Exactly reproduce the lines that run from the one containing "Write a component" through the one containing "const light = '#a8a8a8';", ends included, with no pictures.

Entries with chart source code
• • • •

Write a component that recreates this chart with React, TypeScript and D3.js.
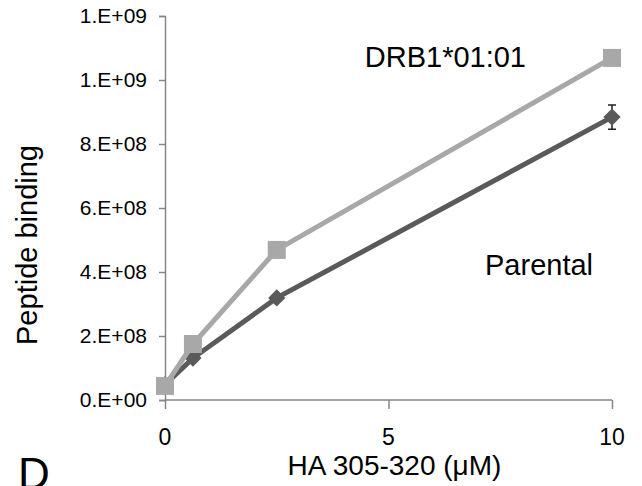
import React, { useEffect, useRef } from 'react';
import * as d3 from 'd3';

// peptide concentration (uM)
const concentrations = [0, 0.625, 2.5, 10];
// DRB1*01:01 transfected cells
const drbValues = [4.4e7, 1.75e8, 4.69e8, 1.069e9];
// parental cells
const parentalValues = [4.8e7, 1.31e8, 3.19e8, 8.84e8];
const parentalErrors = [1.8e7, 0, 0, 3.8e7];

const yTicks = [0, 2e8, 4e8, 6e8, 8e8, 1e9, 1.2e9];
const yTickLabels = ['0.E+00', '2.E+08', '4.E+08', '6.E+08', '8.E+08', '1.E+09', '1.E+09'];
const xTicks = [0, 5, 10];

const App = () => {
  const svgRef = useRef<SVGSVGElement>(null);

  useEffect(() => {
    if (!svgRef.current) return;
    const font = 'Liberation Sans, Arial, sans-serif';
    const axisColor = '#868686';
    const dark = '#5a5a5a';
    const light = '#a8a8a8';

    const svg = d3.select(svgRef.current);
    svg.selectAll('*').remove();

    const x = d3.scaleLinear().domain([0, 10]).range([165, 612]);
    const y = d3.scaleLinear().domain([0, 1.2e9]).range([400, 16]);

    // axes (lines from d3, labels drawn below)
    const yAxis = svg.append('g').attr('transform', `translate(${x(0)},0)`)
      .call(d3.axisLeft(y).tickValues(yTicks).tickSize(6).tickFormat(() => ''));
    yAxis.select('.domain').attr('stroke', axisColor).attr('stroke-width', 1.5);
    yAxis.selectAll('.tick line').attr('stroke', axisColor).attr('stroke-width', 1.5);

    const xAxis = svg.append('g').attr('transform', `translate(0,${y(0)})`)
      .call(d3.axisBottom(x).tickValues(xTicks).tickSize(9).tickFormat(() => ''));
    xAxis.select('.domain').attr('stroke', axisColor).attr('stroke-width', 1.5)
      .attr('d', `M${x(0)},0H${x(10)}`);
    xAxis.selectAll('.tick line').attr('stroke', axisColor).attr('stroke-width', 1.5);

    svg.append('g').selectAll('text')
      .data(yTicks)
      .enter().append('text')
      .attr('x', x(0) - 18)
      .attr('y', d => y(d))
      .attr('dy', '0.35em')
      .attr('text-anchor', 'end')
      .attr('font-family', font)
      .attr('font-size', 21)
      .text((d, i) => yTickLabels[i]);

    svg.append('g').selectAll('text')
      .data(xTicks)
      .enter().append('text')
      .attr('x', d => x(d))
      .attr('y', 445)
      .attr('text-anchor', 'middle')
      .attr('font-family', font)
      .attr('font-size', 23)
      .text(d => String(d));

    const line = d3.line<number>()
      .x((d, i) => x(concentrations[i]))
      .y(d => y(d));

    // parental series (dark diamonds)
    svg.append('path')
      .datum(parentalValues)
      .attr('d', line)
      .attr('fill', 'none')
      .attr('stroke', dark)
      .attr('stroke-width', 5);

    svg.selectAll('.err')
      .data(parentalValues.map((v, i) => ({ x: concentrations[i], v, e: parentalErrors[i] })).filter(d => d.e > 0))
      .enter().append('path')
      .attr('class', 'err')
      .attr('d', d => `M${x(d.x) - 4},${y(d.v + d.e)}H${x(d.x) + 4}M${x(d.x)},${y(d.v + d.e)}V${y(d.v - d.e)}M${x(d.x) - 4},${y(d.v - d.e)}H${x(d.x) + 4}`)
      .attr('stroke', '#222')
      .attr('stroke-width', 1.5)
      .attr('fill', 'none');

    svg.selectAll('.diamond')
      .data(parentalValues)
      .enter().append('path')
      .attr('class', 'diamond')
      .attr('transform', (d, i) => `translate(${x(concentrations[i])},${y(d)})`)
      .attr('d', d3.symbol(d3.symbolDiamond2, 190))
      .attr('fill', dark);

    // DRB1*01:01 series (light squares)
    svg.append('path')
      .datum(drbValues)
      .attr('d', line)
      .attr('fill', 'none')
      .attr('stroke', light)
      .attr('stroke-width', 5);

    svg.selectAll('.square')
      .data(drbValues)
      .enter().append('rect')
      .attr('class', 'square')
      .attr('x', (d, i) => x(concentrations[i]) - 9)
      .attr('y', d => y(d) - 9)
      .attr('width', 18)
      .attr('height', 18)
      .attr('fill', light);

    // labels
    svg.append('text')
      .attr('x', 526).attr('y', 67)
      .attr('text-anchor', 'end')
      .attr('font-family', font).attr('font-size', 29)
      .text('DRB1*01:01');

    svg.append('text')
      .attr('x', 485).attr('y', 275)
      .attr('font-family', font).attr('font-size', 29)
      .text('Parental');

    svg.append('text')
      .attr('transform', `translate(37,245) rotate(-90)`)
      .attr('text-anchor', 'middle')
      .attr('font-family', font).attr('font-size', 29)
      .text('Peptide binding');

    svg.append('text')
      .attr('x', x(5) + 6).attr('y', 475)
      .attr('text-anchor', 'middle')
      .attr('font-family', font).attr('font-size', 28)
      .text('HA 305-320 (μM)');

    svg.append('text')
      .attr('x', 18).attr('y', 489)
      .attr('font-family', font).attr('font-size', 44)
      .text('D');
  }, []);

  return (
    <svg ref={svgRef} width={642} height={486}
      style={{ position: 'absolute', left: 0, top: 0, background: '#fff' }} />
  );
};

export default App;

• • • •

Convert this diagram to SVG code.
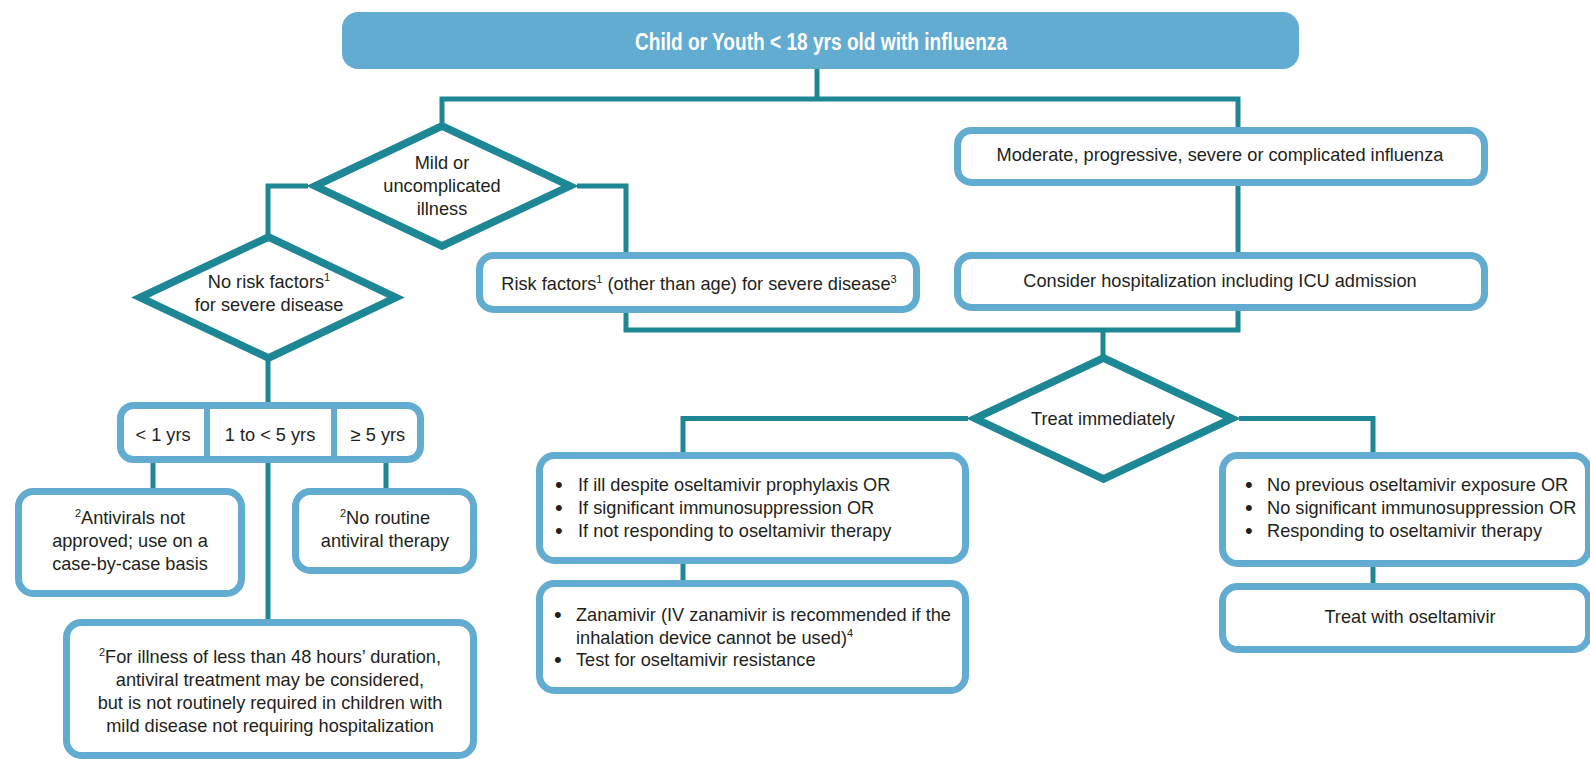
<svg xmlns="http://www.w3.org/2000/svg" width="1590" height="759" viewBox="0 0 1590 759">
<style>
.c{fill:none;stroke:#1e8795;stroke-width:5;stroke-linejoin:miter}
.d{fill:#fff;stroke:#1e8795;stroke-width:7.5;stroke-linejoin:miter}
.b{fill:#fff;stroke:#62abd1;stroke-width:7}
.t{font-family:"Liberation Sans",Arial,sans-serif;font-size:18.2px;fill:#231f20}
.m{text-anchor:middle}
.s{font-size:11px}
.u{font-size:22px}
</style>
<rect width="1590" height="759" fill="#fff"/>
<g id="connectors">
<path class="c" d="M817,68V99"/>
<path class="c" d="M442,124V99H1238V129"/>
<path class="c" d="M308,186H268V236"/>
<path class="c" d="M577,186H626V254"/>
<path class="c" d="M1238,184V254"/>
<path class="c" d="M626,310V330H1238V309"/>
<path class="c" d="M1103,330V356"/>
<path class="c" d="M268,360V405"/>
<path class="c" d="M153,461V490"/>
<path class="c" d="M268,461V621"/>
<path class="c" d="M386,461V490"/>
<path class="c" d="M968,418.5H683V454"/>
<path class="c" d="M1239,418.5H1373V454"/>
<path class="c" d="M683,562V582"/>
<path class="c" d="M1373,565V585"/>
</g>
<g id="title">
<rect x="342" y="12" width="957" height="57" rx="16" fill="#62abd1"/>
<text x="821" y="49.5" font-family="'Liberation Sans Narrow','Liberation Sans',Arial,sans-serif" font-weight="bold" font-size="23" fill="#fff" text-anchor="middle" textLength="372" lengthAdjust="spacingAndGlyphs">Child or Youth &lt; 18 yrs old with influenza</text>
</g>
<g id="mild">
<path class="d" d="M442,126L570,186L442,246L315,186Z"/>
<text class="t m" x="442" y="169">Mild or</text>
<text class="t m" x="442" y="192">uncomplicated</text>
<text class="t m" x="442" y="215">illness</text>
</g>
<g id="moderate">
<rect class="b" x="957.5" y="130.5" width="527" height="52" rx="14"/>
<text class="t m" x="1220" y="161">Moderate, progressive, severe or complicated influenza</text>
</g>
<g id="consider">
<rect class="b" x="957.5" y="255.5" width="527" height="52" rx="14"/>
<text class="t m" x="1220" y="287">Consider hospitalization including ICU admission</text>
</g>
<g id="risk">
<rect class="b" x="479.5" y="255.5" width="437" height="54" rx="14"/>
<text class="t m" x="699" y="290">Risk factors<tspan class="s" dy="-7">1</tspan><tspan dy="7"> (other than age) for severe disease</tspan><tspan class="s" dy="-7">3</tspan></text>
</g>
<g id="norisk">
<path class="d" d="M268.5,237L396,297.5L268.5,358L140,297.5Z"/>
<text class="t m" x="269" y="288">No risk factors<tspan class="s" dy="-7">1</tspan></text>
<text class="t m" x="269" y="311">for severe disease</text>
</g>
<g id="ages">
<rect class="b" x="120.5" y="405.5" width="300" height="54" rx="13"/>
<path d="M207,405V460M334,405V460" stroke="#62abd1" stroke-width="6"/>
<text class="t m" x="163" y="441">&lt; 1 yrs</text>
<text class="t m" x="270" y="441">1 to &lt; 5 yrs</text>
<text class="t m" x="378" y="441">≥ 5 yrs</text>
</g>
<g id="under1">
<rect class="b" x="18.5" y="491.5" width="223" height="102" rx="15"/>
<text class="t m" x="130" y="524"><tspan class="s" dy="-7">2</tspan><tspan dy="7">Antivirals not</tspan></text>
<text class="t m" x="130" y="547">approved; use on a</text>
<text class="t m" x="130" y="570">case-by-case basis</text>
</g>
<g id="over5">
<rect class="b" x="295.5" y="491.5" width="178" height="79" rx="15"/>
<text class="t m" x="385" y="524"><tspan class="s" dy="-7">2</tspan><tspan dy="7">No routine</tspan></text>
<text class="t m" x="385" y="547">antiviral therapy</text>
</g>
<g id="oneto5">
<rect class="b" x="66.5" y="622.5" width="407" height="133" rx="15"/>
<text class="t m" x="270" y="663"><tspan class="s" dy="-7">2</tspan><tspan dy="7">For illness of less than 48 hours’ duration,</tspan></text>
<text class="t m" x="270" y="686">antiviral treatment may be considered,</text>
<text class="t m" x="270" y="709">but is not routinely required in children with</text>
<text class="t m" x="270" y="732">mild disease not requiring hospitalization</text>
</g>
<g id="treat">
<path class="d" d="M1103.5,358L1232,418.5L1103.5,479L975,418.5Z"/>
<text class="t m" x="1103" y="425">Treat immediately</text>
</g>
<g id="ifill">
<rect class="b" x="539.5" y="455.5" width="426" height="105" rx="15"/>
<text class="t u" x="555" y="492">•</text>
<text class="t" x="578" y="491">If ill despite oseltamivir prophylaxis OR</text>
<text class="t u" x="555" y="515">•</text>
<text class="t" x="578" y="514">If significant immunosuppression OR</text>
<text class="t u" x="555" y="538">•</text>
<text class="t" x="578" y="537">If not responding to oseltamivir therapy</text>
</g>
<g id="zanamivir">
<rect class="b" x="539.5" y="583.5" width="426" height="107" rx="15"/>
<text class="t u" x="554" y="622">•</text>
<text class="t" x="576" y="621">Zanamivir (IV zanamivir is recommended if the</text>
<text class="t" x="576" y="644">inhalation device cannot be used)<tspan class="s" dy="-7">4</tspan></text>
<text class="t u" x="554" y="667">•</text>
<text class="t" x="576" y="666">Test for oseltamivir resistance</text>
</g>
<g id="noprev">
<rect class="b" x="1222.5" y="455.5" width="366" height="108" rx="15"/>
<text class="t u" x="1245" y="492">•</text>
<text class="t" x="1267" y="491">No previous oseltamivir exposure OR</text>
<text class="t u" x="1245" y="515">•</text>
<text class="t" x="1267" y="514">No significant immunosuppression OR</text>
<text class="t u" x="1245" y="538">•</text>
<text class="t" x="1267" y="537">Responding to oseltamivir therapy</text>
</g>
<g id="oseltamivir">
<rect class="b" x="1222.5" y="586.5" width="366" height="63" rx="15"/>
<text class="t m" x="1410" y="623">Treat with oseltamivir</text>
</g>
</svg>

• • • •

Final result:
Write a component that recreates this chart with React, TypeScript and D3.js.
import React, { useEffect, useRef } from 'react';
import * as d3 from 'd3';

// peptide concentration (uM)
const concentrations = [0, 0.625, 2.5, 10];
// DRB1*01:01 transfected cells
const drbValues = [4.4e7, 1.75e8, 4.69e8, 1.069e9];
// parental cells
const parentalValues = [4.8e7, 1.31e8, 3.19e8, 8.84e8];
const parentalErrors = [1.8e7, 0, 0, 3.8e7];

const yTicks = [0, 2e8, 4e8, 6e8, 8e8, 1e9, 1.2e9];
const yTickLabels = ['0.E+00', '2.E+08', '4.E+08', '6.E+08', '8.E+08', '1.E+09', '1.E+09'];
const xTicks = [0, 5, 10];

const App = () => {
  const svgRef = useRef<SVGSVGElement>(null);

  useEffect(() => {
    if (!svgRef.current) return;
    const font = 'Liberation Sans, Arial, sans-serif';
    const axisColor = '#868686';
    const dark = '#5a5a5a';
    const light = '#a8a8a8';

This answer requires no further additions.